Change washing applies to any organization making superficial changes in an attempt to appear socially responsible or environmentally conscious. In other words, change washing (noun): the process of introducing reforms that claim to bring about change. But fail to result in any substantive shifts in systems, services or culture.
For example, a company uses eco-friendly packaging or advertises a new “green” initiative. And at the same time, continues to engage in environmentally harmful practices like deforestation.
We now have enough evidence that shows that putting more and more layers of lipstick on a bulldog simply irritates the dog. As Rosabeth Moss Kanter says, “The bulldog’s appearance hasn’t improved, but now it’s really angry.”
Force for Good
This brings us to the reality that an increasing number of companies around the world are certified as a B Corp, which means they are a “force for good.” There are about 6,400 certified B Corps around the world across 158 industries.
There are claims that B Corp-certified companies outperform in revenue growth, investment levels and employee retention rates. The certification not only helps companies with their image, it also appeals to potential employees who are interested in meaning work tie to a greater social purpose.
However, at the same time, there is also increasing questioning of change washing with the emergence of large multinationals seeking certification. Are they truly a force for good or simply “less bad” for society and the environment?
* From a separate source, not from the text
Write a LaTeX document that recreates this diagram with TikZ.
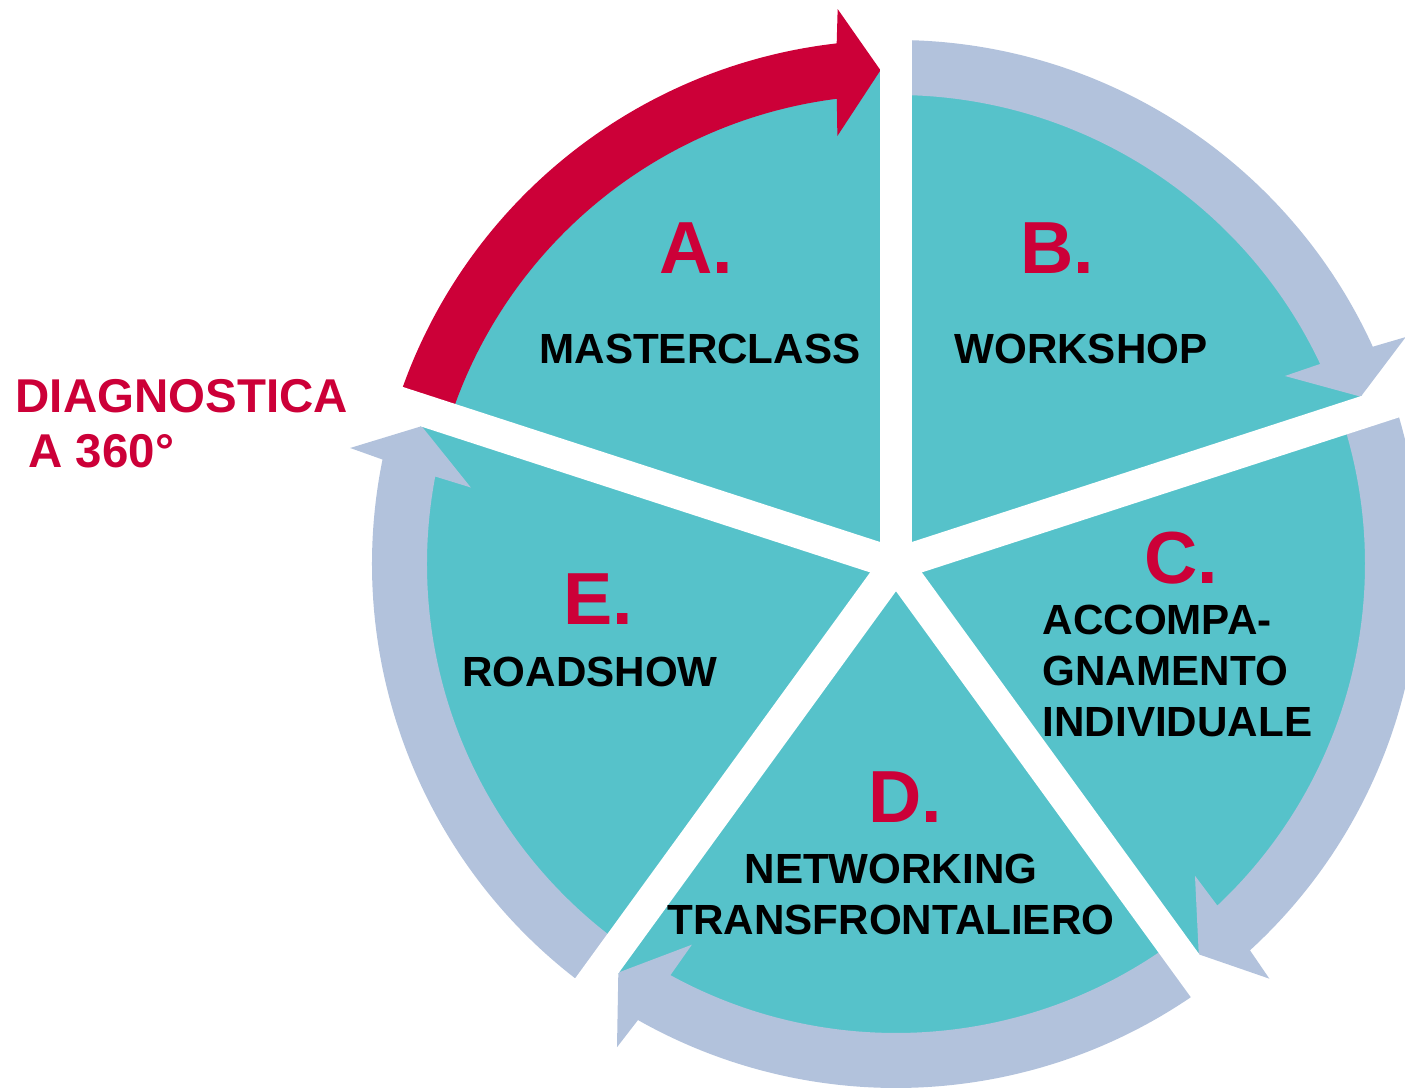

The B Corp movement’s purpose was rooted in being a gold standard for environmental, social, and governance performance. And early adopter certified companies were smaller businesses. But as public pressure increased for accountability and social responsibility, multinationals have seen certification as a route to placate customers and retain employees.
Real or Change Washing?
Nespresso, a subsidiary of Nestlé, was certified as a B Corp. Nespresso coffee faced criticism for its unethical sourcing practices, focused on its harmful environmental and social practices. And that the coffee beans used by Nespresso are grown in countries with low environmental and labor standards. And there are also questions whether the company exploits farmers and price gouges.
Similarly, Unilever, who has a history of prioritizing profits over social and environmental responsibility, bought Ben & Jerry’s for $326 million in 2020. Some believe this was a strategic move to improve its image as a socially responsible business community member, and not a genuine commitment to the values of the B Corp.
When a company becomes a B Corp, there is an expectation that it really prioritizes people and the planet. But that this is not always the case.
Made with Greed or Love?
While certifications are important, what is our role? At the end of the day, we need to be conscious of who we trust and get to the source of everything. Can we govern and regulate our own consumption?
A few years ago, I experienced a health issue and sought the advice of an osteopath. During my consultation, he asked me to bring the supplements I was taking so he could examine them.
What he shared with me next was both unexpected and thought-provoking. He explained that when we consume anything made with greed, such as food produced with the sole intention of making profits, we are essentially ingesting that energy. The energy and intention behind the production of food and supplements can affect our health and well-being.
Now imagine, we take this into every realm of our lives and become aware of the energy and beliefs we consume.
Consuming products made with love and positive intentions—people +planet— can nourish us not only physically but also mentally and emotionally. By doing so, we can nourish ourselves in more ways than one. No change washing need come with us.